** start RECORDED DATA **

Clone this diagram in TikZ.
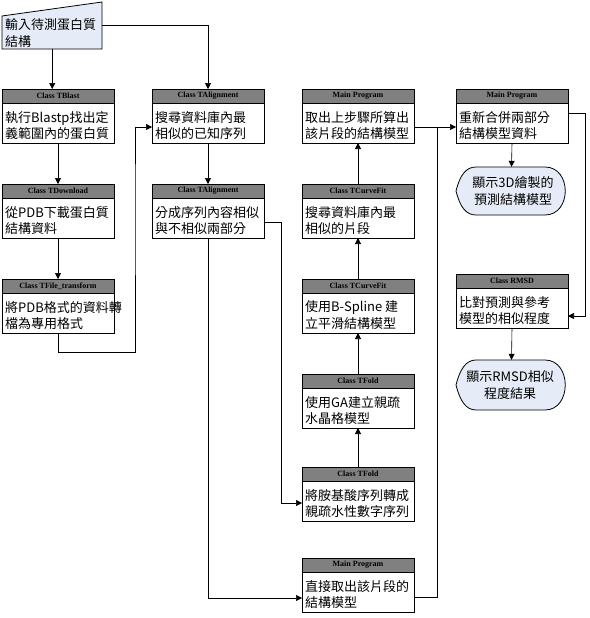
\documentclass[tikz,border=0pt]{standalone}
\usepackage{fontspec}
\setmainfont{Noto Sans CJK TC}
\newfontfamily\hdrfont{Liberation Serif}
\usetikzlibrary{arrows.meta,calc}
\definecolor{lightbg}{HTML}{E6ECF7}
\tikzset{
  boxst/.style={draw=black, line width=0.8pt, minimum width=112pt, minimum height=54pt, inner sep=0pt, outer sep=0pt},
  hdrfill/.style={fill=black!50},
  hdrtext/.style={font=\hdrfont\bfseries\fontsize{8}{9}\selectfont, text=black, inner sep=0pt},
  bodytext/.style={font=\fontsize{13}{17}\selectfont, inner sep=0pt},
  arr/.style={-{Triangle[length=6pt,width=6pt]}, line width=0.6pt},
  ln/.style={line width=0.6pt},
  dispst/.style={fill=lightbg, draw=black, line width=0.8pt}
}
\newcommand\classbox[6]{%
  \fill[hdrfill] (#2,#3) rectangle ++(112,14);
  \node[boxst, anchor=north west] (#1) at (#2,#3) {};
  \draw[line width=0.6pt] (#2,#3+14) -- ++(112,0);
  \node[hdrtext] (#1h) at (#2+56,#3+7) {#4};
  \node[bodytext, anchor=west] (#1a) at (#2+3,#3+29) {#5};
  \node[bodytext, anchor=west] (#1b) at (#2+3,#3+45) {#6};
}
\begin{document}
\begin{tikzpicture}[x=1pt,y=-1pt]
\useasboundingbox (0,0) rectangle (589,618);
% input trapezoid
\draw[dispst] (2,16) -- (102,2) -- (102,49) -- (2,49) -- cycle;
\node[inner sep=0, minimum width=100pt, minimum height=47pt, anchor=south west] (inp) at (2,49) {};
\node[bodytext, anchor=west] (inpa) at (5,25) {輸入待測蛋白質};
\node[bodytext, anchor=west] (inpb) at (5,42) {結構};
% column 1
\classbox{b1}{2}{89}{Class TBlast}{執行Blastp找出定}{義範圍內的蛋白質}
\classbox{b2}{2}{184}{Class TDownload}{從PDB下載蛋白質}{結構資料}
\classbox{b3}{2}{279}{Class TFile\_transform}{將PDB格式的資料轉}{檔為專用格式}
% column 2
\classbox{b4}{152}{89}{Class TAlignment}{搜尋資料庫內最}{相似的已知序列}
\classbox{b5}{152}{184}{Class TAlignment}{分成序列內容相似}{與不相似兩部分}
% column 3
\classbox{c1}{302}{89}{Main Program}{取出上步驟所算出}{該片段的結構模型}
\classbox{c2}{302}{184}{Class TCurveFit}{搜尋資料庫內最}{相似的片段}
\classbox{c3}{302}{279}{Class TCurveFit}{使用B-Spline 建}{立平滑結構模型}
\classbox{c4}{302}{374}{Class TFold}{使用GA建立親疏}{水晶格模型}
\classbox{c5}{302}{467}{Class TFold}{將胺基酸序列轉成}{親疏水性數字序列}
\classbox{c6}{302}{558}{Main Program}{直接取出該片段的}{結構模型}
% column 4
\classbox{d1}{456}{89}{Main Program}{重新合併兩部分}{結構模型資料}
\classbox{d2}{456}{274}{Class RMSD}{比對預測與參考}{模型的相似程度}
% display shapes
\draw[dispst] (456,191) .. controls (460,175) and (466,167) .. (476,167) -- (545,167) .. controls (572,167) and (572,215) .. (545,215) -- (476,215) .. controls (466,215) and (460,207) .. (456,191) -- cycle;
\node[inner sep=0, minimum width=111pt, minimum height=48pt] (e1) at (511.5,191) {};
\node[bodytext, align=center] (e1t) at (513,191) {顯示3D繪製的\\預測結構模型};
\draw[dispst] (456,385) .. controls (460,369) and (466,360) .. (476,360) -- (545,360) .. controls (572,360) and (572,410) .. (545,410) -- (476,410) .. controls (466,410) and (460,401) .. (456,385) -- cycle;
\node[inner sep=0, minimum width=111pt, minimum height=50pt] (e2) at (511.5,385) {};
\node[bodytext, align=center] (e2t) at (510,385) {顯示RMSD相似\\程度結果};
% connectors
\draw[arr] (inp.south) -- (inp.south |- b1.north);
\draw[arr] (inp.east) -| (b4.north);
\draw[arr] (b1.south) -- (b2.north);
\draw[arr] (b2.south) -- (b3.north);
\draw[arr] (b3.south) -- ++(0,19) -| (135,200) |- ($(b4.west)+(0,11)$);
\draw[arr] (b4.south) -- (b5.north);
\draw[arr] ($(b5.east)+(0,11)$) -- (281,222) |- ($(c5.west)+(0,9)$);
\draw[arr] (b5.south) |- ($(c6.west)+(0,13)$);
\draw[arr] (c5.north) -- (c4.south);
\draw[arr] (c4.north) -- (c3.south);
\draw[arr] (c3.north) -- (c2.south);
\draw[arr] (c2.north) -- (c1.south);
\draw[ln] ($(c6.east)+(0,12)$) -- (437,597) -- (437,127);
\draw[arr] ($(c1.east)+(0,11)$) -- ($(d1.west)+(0,11)$);
\draw[arr] (d1.south) -- (e1.north);
\draw[arr] ($(d1.east)+(0,-3)$) -- (585,113) |- ($(d2.east)+(0,15)$);
\draw[arr] (d2.south) -- (e2.north);
\end{tikzpicture}
\end{document}
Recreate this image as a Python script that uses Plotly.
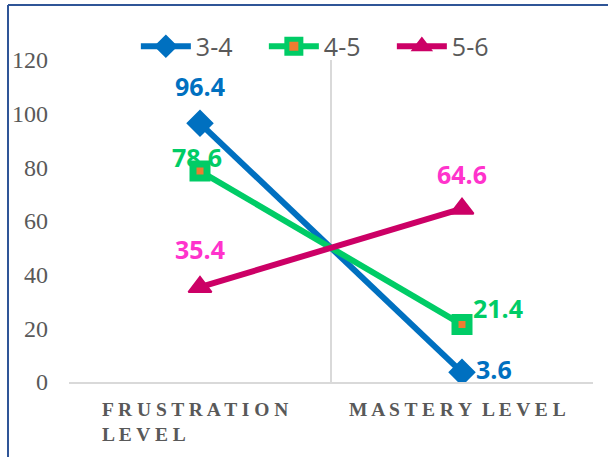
import plotly.graph_objects as go

# Reading levels per grade band
categories = ["FRUSTRATION LEVEL", "MASTERY LEVEL"]
series_names = ["3-4", "4-5", "5-6"]
values_34 = [96.4, 3.6]
values_45 = [78.6, 21.4]
values_56 = [35.4, 64.6]
y_ticks = [0, 20, 40, 60, 80, 100, 120]

line_colors = {"3-4": "#0070C0", "4-5": "#00CC66", "5-6": "#CC0066"}
label_colors = {"3-4": "#0070C0", "4-5": "#00CC66", "5-6": "#FF33CC"}
marker_styles = {
    "3-4": dict(symbol="diamond", size=19, color="#0070C0", line=dict(color="#0070C0", width=2)),
    "4-5": dict(symbol="square", size=14, color="#ED7D31", line=dict(color="#00CC66", width=7)),
    "5-6": dict(symbol="triangle-up", size=20, color="#CC0066", line=dict(color="#CC0066", width=2)),
}
# label offsets (px) relative to each point
label_shifts = {
    "3-4": [(0, 37), (32, 3)],
    "4-5": [(-3, 14), (36, 17)],
    "5-6": [(0, 38), (0, 35)],
}

series = {"3-4": values_34, "4-5": values_45, "5-6": values_56}


def spaced(text):
    return " ".join(text)


fig = go.Figure()
annotations = []
for name in series_names:
    vals = series[name]
    fig.add_trace(go.Scatter(
        x=categories, y=vals, name=name, mode="lines+markers",
        line=dict(color=line_colors[name], width=6),
        marker=marker_styles[name],
    ))
    for cat, v, (dx, dy) in zip(categories, vals, label_shifts[name]):
        annotations.append(dict(
            x=cat, y=v, text=f"{v}", showarrow=False, xshift=dx, yshift=dy,
            font=dict(family="Open Sans", size=25, color=label_colors[name], weight="bold"),
        ))

# category labels below the axis, letter-spaced and left aligned
cat_lines = {"FRUSTRATION LEVEL": ["FRUSTRATION", "LEVEL"], "MASTERY LEVEL": ["MASTERY LEVEL"]}
for cat in categories:
    txt = "<br>".join("\u2002".join(spaced(w) for w in line.split(" ")) for line in cat_lines[cat])
    annotations.append(dict(
        x=cat, y=0, yref="y", text=txt, showarrow=False, align="left",
        yanchor="top", yshift=-15, xshift=-5,
        font=dict(family="Liberation Serif", size=19.5, color="#595959", weight="bold"),
    ))

border = dict(color="#2F5597", width=2)
fig.update_layout(
    width=608, height=457,
    margin=dict(l=69, r=15, t=60, b=75),
    paper_bgcolor="white", plot_bgcolor="white",
    showlegend=True,
    legend=dict(
        orientation="h", x=0.494, y=1.042, xanchor="center", yanchor="middle",
        font=dict(family="Open Sans", size=25, color="#595959"),
        bgcolor="rgba(0,0,0,0)", itemwidth=50,
        entrywidth=63, entrywidthmode="pixels",
    ),
    annotations=annotations,
    shapes=[
        dict(type="line", xref="paper", yref="paper", x0=-0.1164, x1=-0.1164, y0=1.171, y1=-0.3,
             line=border),
        dict(type="line", xref="paper", yref="paper", x0=-0.1164, x1=1.1, y0=1.171, y1=1.171,
             line=border),
    ],
)
fig.update_xaxes(
    type="category", range=[-0.5, 1.5], tickson="boundaries",
    showgrid=True, gridcolor="#D9D9D9", gridwidth=1.5,
    showline=True, linecolor="#D9D9D9", linewidth=1.5,
    showticklabels=False, ticks="", zeroline=False,
)
fig.update_yaxes(
    range=[0, 120], tickvals=y_ticks, showgrid=False, zeroline=False, showline=False,
    tickfont=dict(family="Liberation Serif", size=24, color="#595959"),
    ticklabelstandoff=20,
)

fig.write_html("out.html")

** end RECORDED DATA **

## WHAT YOU HAVE TO DO
Only the lines between the line with "Recreate this image" and the line with "import plotly.graph_objects as go", inclusive, should be reproduced, exactly as written and without pictures.

## EXERCISE RESULT
Recreate this image as a Python script that uses Plotly.
import plotly.graph_objects as go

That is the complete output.